19 July 2010

New renewable capacity tops fossil fuels again in US, Europe

Credit: GWEA
Credit: GWEA
In 2009, for the second year in a row, both the United States and Europe added more power capacity from renewable sources such as wind and solar than conventional sources like coal, gas and nuclear.

Renewables accounted for 60 percent of newly installed capacity in Europe and more than 50 percent in the U.S. in 2009, according to twin reports launched by the United Nations Environment Programme (UNEP) and the Renewable Energy Policy Network for the 21st Century (REN21).

The reports detail trends in the global green energy sector, including which sources attracted the greatest attention from investors and governments in different world regions.

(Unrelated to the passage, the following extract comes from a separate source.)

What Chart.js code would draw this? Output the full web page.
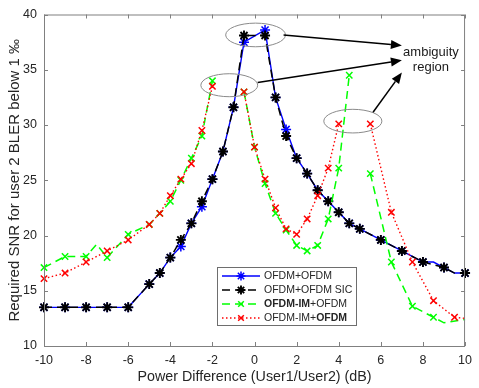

Globally, nearly 80 gigawatts (GW) of renewable power capacity was added in 2009, including 31 GW of hydro and 48 GW of non-hydro capacity. This combined renewables figure is now closing in on the 83 GW of fossil-fuel, thermal capacity installed in the same year.

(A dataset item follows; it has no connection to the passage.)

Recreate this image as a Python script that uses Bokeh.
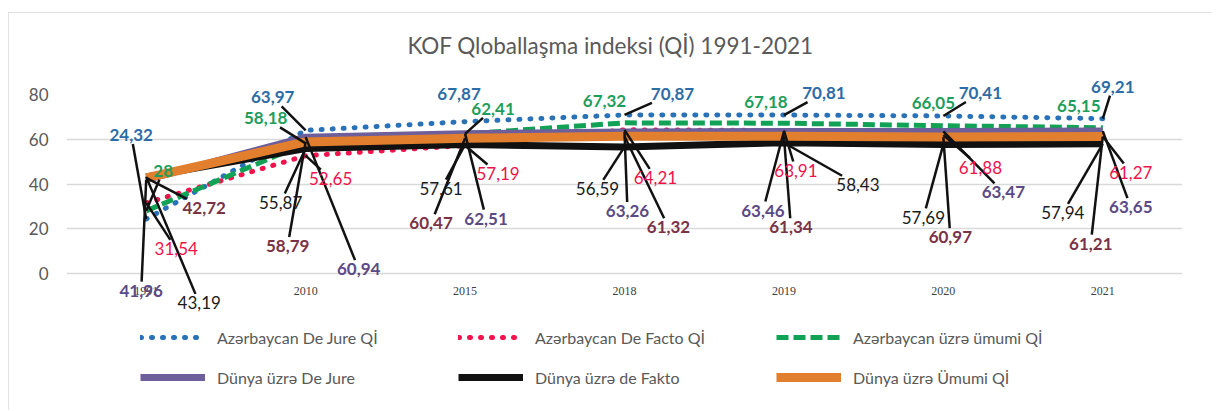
from bokeh.plotting import figure
from bokeh.models import Range1d, FixedTicker, Legend, LegendItem, ColumnDataSource
from bokeh.embed import file_html
from bokeh.resources import INLINE
from bokeh.core.properties import value

# ---------------- data ----------------
title_text = "KOF Qloballaşma indeksi (Qİ) 1991-2021"
years = ["1991", "2010", "2015", "2018", "2019", "2020", "2021"]
y_ticks = [0, 20, 40, 60, 80]

az_de_jure = [24.32, 63.97, 67.87, 70.87, 70.81, 70.41, 69.21]
az_de_facto = [31.54, 52.65, 57.19, 64.21, 63.91, 61.88, 61.27]
az_overall = [28.00, 58.18, 62.41, 67.32, 67.18, 66.05, 65.15]
world_de_jure = [41.96, 60.94, 62.51, 63.26, 63.46, 63.47, 63.65]
world_de_facto = [43.19, 55.87, 57.61, 56.59, 58.43, 57.69, 57.94]
world_overall = [42.72, 58.79, 60.47, 61.32, 61.34, 60.97, 61.21]

names = ["Azərbaycan De Jure Qİ", "Azərbaycan De Facto Qİ", "Azərbaycan üzrə ümumi Qİ",
         "Dünya üzrə De Jure", "Dünya üzrə de Fakto", "Dünya üzrə Ümumi Qİ"]

# ---------------- styles ----------------
FONT = "Lato"
GREY = "#595959"
line_styles = [
    dict(line_color="#2A72B8", line_width=5, line_dash="1 10", line_cap="round"),
    dict(line_color="#F2134C", line_width=5, line_dash="1 10", line_cap="round"),
    dict(line_color="#12A255", line_width=5, line_dash="12 5", line_cap="butt"),
    dict(line_color="#6E5E9A", line_width=7),
    dict(line_color="#111111", line_width=7),
    dict(line_color="#E27F2F", line_width=9),
]
label_colors = ["#2D6CA6", "#F0124B", "#1E9E5A", "#5B4A86", "#1A1A1A", "#7A3346"]
label_bold = [True, False, True, True, False, True]

# label offsets from each point, in screen pixels (dx right, dy down)
label_offsets = [
    [(-15, -84), (-33, -33), (-6, -28), (48, -21), (40, -22), (37, -23), (10, -32)],
    [(30, 46), (25, 23), (33, 28), (31, 48), (12, 40), (37, 32), (28, 36)],
    [(17, -40), (-40, -25), (28, -25), (-20, -22), (-18, -21), (-10, -23), (-24, -22)],
    [(-5, 111), (53, 132), (21, 85), (3, 79), (-21, 79), (60, 61), (28, 76)],
    [(53, 126), (-25, 54), (-24, 44), (-27, 42), (74, 42), (-20, 73), (-40, 69)],
    [(58, 30), (-18, 104), (-34, 85), (44, 91), (7, 91), (7, 100), (-12, 107)],
]
# title placement: pixel shift from the frame's horizontal centre, pixels above the top gridline
TITLE_DX, TITLE_DY = -14, 49

W, H = 1204, 398
ML, MR, MT, MB = 58, 30, 82, 6
FRAME_W = W - ML - MR
FRAME_H = H - MT - MB
X0, X1 = -0.5, 6.5
PX_X = FRAME_W / (X1 - X0)
PX_Y = 179 / 80.0          # pixels per unit for the 0..80 value band
Y1 = 80
Y0 = Y1 - FRAME_H / PX_Y   # frame extends below 0 to hold axis labels and legend

p = figure(width=W, height=H, x_range=Range1d(X0, X1), y_range=Range1d(Y0, Y1),
           output_backend="svg", toolbar_location=None,
           min_border_left=ML, min_border_right=MR, min_border_top=MT, min_border_bottom=MB)
p.styles = {"outline": "1px solid #d9d9d9", "outline-offset": "-1px",
            "margin-left": "8px", "margin-top": "12px"}
p.outline_line_color = None
p.background_fill_color = "white"
p.border_fill_color = "white"
p.title.text = ""

# axes
xs = list(range(len(years)))
p.xaxis.ticker = FixedTicker(ticks=xs)
p.xaxis.major_label_overrides = {i: years[i] for i in xs}
p.xaxis.major_label_text_font = "Liberation Serif"
p.xaxis.major_label_text_font_size = "12px"
p.xaxis.major_label_text_color = "#404040"
p.xaxis.major_label_standoff = 13
p.xaxis.fixed_location = 0
p.yaxis.ticker = FixedTicker(ticks=y_ticks)
p.yaxis.major_label_text_font = FONT
p.yaxis.major_label_text_font_size = "17px"
p.yaxis.major_label_text_color = GREY
p.yaxis.major_label_standoff = 18
for ax in (p.xaxis, p.yaxis):
    ax.axis_line_color = None
    ax.major_tick_line_color = None
    ax.minor_tick_line_color = None
    ax.major_tick_out = 0
    ax.major_tick_in = 0
p.xgrid.grid_line_color = None
p.ygrid.grid_line_color = "#D9D9D9"
p.ygrid.grid_line_width = 1.5

series = [az_de_jure, az_de_facto, az_overall, world_de_jure, world_de_facto, world_overall]

renderers = []
for vals, st in zip(series, line_styles):
    r = p.line(xs, vals, **st)
    renderers.append(r)


def fmt(v):
    return ("%g" % v).replace(".", ",")


# data labels with leader lines
lx0, ly0, lx1, ly1 = [], [], [], []
text_kws = []
for s, vals in enumerate(series):
    tx, ty, tt = [], [], []
    for i, v in enumerate(vals):
        dx, dy = label_offsets[s][i]
        txt = fmt(v)
        tx.append(i + dx / PX_X)
        ty.append(v - dy / PX_Y)
        tt.append(txt)
        hw = (9.6 * (len(txt) - 1) + 4) / 2 + 2
        hh = 9
        vx, vy = -dx, -dy
        t1 = hw / abs(vx) if vx else 1e9
        t2 = hh / abs(vy) if vy else 1e9
        t = min(t1, t2)
        dist = (dx * dx + dy * dy) ** 0.5 * (1 - t)
        if t < 1 and dist > 20:
            ex, ey = dx + vx * t, dy + vy * t
            lx0.append(i)
            ly0.append(v)
            lx1.append(i + ex / PX_X)
            ly1.append(v - ey / PX_Y)
    src = ColumnDataSource(dict(x=tx, y=ty, t=tt))
    text_kws.append(dict(x="x", y="y", text="t", source=src, text_font=value(FONT),
                         text_font_size="17px", text_color=label_colors[s],
                         text_font_style="bold" if label_bold[s] else "normal",
                         text_align="center", text_baseline="middle"))

p.segment(lx0, ly0, lx1, ly1, line_color="#111111", line_width=2.5, level="overlay")
for kw in text_kws:
    p.text(level="overlay", **kw)

# chart title, drawn above the top gridline
p.text(x=[(X0 + X1) / 2 + TITLE_DX / PX_X], y=[Y1 + TITLE_DY / PX_Y], text=[title_text],
       text_font=value(FONT), text_font_size="22.5px", text_color=GREY,
       text_align="center", text_baseline="middle", level="overlay")

legend = Legend(items=[LegendItem(label=n, renderers=[r]) for n, r in zip(names, renderers)],
                location=(74, 17), orientation="horizontal", ncols=3,
                glyph_width=65, glyph_height=20, label_height=20, label_width=221,
                label_standoff=12, spacing=20, padding=0, margin=0,
                label_text_font=FONT, label_text_font_size="16px", label_text_color=GREY,
                background_fill_alpha=0, border_line_alpha=0)
p.add_layout(legend, "center")

open("out.html", "w").write(file_html(p, INLINE))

If the trend continues, then 2010 or 2011 could be the first year that new capacity added in low carbon power exceeds that in fossil-fuel stations.

The UNEP report was prepared by London-based Bloomberg New Energy Finance. The REN21 report was produced by a team of authors in collaboration with a global network of research partners.

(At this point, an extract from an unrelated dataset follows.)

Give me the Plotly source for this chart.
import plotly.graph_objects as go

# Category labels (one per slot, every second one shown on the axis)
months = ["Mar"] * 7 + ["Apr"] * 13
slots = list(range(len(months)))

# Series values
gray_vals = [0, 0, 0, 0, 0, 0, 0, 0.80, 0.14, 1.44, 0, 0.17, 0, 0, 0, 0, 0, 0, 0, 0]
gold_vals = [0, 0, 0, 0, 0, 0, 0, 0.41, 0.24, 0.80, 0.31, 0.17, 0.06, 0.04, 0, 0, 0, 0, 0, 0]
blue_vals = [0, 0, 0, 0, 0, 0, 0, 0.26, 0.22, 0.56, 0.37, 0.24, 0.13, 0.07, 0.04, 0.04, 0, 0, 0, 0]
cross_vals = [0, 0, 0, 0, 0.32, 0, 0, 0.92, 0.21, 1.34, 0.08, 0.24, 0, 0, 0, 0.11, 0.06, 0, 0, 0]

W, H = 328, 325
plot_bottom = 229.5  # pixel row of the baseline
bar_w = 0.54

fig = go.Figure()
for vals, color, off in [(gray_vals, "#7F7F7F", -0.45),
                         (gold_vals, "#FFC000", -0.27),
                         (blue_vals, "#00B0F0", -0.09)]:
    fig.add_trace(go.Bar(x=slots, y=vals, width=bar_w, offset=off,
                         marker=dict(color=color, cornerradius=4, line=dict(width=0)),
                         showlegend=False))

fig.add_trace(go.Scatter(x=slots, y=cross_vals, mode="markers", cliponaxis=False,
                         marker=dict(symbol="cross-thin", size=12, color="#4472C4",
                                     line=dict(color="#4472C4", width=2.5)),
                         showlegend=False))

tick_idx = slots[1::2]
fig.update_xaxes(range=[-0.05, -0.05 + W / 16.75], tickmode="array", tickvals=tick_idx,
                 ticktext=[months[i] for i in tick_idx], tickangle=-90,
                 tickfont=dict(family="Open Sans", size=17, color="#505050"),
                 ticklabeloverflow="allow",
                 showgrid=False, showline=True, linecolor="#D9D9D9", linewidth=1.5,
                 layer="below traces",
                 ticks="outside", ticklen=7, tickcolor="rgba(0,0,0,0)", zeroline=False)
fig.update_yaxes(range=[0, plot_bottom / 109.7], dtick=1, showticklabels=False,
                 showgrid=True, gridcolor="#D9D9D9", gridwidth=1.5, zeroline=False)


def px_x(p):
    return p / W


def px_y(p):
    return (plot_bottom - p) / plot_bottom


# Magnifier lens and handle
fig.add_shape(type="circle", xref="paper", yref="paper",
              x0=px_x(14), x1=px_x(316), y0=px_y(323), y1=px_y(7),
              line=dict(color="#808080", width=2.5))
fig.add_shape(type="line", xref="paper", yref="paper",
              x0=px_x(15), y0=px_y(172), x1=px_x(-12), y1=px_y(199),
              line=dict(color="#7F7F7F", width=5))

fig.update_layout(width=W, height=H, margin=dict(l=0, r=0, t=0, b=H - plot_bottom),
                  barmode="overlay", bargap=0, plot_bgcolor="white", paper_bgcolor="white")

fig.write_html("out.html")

Global investments in renewables also top

Credit: GWEA
Credit: GWEA
The reports say investment in core clean energy - new renewables, biofuels and energy efficiency -
decreased by 7 percent in 2009, to USD162 billion. Many sub-sectors declined significantly in money invested, including large utility-scale solar power and biofuels.

However, there was record investment in wind power. If spending on solar water heaters, as well as total installation costs for rooftop solar PV, were included, total investment in 2009 actually increased in 2009, bucking the economic trend.

New private and public sector investments in core clean energy leapt 53 percent in China in 2009. China added 37 GW of renewable power capacity, more than any other country.

Investment in renewable energy power capacity (excluding large hydro) in 2009 was comparable to that in fossil-fuel generation, at around USD100 billion each. If the estimated USD39 billion of investment in large hydro is included, then total investment in renewables exceeded that in fossil-fuel generation for the second successive year.

China surpassed the US in 2009 as the country with the greatest investment in clean energy. China's wind farm development was the strongest investment feature of the year by far, although there were other areas of strength worldwide in 2009, notably North Sea offshore wind investment and the financing of power storage and electric vehicle technology companies.

Wind power and solar PV additions reached a record high of 38 GW and 7 GW, respectively. Investment totals in utility-scale solar PV declined relative to 2008, partly a result of large drops in the costs of solar PV. However, this decline was offset by record investment in small-scale (rooftop) solar PV projects.

Pro-renewable policies critical to continuing growth

The reports also show that countries with policies encouraging renewable energy have roughly doubled from 55 in 2005 to more than 100 today - half of them in the developing world - and have played a critically important role in the sector's rapid growth.

"Favorable policies now in place in more than 100 countries have played a critical role in the strength of global renewable energy investments recently," said Mohamed El-Ashry, Chair of REN21.

"For the upward trend of renewable energy growth to continue, policy efforts now need to be taken to the next level and encourage a massive scale up of renewable technologies," he added.

"The relatively resilient performance of the sector during the current economic downturn shows that clean energy was not a bubble created by the late stages of the credit boom, but is instead an investment theme that will remain important for the years ahead," said Michael Liebreich, chief executive of Bloomberg New Energy Finance.

"There remains however a serious gap between the ambition and the science in terms of where the world needs to be in 2020 to avoid dangerous climate change. But what this five years of research underlines is that this gap is not unbridgeable," said UN Under-Secretary-General Achim Steiner, UNEP's Executive Director.

"Indeed, renewable energy is consistently and persistently bucking the trends and can play its part in realizing a low carbon, resource efficient Green Economy if government policy sends ever harder market signals to investors," he concluded.